== STATED TASK ==
Give back an exact copy of the lines from the start of the material through the line bearing "list(range(60, 410, 10))". Include both ends and nothing else.

================================

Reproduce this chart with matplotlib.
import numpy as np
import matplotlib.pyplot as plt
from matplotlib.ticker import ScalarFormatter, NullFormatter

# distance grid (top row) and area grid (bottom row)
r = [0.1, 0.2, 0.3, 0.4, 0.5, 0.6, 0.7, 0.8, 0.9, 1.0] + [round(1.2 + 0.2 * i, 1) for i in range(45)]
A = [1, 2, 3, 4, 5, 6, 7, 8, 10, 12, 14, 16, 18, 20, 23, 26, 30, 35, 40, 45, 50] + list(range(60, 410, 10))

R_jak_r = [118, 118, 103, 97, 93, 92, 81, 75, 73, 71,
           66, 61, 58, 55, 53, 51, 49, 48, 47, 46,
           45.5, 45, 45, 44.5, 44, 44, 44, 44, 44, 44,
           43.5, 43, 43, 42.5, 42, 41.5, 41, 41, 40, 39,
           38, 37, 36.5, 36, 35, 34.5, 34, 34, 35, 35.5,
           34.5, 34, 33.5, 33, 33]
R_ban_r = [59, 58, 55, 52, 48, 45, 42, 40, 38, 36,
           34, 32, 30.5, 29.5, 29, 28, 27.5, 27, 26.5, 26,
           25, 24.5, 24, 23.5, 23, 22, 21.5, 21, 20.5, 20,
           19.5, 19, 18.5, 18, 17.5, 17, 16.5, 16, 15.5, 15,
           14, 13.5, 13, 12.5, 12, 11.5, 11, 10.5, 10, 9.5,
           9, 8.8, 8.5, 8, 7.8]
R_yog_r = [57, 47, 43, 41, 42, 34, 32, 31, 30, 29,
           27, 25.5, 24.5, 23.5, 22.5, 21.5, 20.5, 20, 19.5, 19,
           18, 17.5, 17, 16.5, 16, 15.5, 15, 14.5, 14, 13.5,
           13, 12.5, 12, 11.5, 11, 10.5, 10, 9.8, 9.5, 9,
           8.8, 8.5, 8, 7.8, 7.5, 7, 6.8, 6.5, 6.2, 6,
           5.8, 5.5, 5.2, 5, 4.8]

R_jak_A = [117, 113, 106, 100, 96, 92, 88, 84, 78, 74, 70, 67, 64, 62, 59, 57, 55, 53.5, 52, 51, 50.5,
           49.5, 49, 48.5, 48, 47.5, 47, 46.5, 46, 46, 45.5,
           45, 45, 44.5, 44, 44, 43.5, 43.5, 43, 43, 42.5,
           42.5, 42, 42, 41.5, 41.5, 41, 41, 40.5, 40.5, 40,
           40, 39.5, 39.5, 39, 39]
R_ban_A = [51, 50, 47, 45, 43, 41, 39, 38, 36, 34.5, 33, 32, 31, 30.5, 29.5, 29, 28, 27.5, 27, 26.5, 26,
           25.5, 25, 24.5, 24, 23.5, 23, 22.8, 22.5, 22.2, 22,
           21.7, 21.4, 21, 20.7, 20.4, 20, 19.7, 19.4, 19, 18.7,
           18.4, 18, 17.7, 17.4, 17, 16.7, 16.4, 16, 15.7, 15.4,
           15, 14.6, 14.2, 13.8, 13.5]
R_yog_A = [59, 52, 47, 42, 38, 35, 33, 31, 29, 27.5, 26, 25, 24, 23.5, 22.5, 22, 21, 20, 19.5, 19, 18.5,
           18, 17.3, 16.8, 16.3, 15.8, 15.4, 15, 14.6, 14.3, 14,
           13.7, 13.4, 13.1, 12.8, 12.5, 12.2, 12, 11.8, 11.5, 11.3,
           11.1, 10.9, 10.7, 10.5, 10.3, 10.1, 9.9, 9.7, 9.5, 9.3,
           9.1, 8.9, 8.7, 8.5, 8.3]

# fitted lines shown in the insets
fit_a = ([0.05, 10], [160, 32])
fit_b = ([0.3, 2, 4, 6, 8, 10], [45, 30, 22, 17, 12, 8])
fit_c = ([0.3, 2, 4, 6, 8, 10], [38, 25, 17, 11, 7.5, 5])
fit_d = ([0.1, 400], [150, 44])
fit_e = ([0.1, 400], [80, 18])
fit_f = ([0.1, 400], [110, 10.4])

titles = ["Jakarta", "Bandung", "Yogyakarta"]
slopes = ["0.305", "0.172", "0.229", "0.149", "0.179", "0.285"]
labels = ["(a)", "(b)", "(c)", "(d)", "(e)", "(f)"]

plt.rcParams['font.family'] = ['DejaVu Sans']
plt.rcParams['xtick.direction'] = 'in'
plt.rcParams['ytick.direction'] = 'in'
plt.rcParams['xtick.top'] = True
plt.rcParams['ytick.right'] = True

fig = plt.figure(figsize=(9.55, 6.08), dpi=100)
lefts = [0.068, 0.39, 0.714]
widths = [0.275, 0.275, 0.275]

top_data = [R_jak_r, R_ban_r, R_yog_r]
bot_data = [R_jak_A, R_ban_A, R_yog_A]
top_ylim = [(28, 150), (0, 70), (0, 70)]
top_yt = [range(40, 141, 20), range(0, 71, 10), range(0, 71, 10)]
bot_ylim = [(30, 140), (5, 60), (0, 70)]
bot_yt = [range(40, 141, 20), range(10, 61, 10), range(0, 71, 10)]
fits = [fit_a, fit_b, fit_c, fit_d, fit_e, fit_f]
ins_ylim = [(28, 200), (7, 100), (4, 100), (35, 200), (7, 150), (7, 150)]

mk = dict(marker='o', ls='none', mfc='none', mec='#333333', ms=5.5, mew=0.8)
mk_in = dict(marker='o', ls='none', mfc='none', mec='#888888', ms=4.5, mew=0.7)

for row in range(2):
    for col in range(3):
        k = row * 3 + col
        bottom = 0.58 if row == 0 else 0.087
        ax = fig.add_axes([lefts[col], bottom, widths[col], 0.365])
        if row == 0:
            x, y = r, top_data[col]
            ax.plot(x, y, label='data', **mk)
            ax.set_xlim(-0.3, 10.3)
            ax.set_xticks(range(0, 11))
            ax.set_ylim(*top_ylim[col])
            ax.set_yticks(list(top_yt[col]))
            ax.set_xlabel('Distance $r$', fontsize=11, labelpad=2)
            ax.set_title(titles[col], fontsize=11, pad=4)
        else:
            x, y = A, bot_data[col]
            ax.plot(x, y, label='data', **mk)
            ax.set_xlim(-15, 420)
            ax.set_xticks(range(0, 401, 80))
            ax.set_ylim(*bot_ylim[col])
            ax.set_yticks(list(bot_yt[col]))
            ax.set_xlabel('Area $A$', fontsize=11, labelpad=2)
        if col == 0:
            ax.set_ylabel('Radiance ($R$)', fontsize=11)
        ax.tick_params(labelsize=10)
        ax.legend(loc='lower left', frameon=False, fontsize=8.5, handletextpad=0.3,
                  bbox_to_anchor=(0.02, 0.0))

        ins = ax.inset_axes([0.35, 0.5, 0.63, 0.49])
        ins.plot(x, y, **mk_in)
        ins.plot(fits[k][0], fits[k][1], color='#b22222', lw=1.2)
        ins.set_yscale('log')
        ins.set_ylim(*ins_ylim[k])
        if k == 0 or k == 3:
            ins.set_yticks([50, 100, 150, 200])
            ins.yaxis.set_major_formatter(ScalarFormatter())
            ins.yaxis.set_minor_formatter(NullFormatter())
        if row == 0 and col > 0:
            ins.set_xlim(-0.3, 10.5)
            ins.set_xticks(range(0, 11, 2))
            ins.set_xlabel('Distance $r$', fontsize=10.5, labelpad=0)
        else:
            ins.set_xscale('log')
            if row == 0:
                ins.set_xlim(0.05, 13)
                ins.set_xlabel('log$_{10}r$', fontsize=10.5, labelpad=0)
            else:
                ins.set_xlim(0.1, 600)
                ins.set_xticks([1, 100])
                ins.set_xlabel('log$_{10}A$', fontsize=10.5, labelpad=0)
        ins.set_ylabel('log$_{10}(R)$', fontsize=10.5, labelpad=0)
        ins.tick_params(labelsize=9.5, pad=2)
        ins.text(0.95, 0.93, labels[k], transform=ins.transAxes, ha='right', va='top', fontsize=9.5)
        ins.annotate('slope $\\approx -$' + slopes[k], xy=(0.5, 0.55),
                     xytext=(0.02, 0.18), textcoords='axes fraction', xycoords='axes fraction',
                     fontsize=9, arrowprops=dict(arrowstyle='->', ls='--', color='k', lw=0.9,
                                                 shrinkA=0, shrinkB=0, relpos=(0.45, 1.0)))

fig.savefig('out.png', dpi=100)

================================

== CORRECT OUTPUT ==
Reproduce this chart with matplotlib.
import numpy as np
import matplotlib.pyplot as plt
from matplotlib.ticker import ScalarFormatter, NullFormatter

# distance grid (top row) and area grid (bottom row)
r = [0.1, 0.2, 0.3, 0.4, 0.5, 0.6, 0.7, 0.8, 0.9, 1.0] + [round(1.2 + 0.2 * i, 1) for i in range(45)]
A = [1, 2, 3, 4, 5, 6, 7, 8, 10, 12, 14, 16, 18, 20, 23, 26, 30, 35, 40, 45, 50] + list(range(60, 410, 10))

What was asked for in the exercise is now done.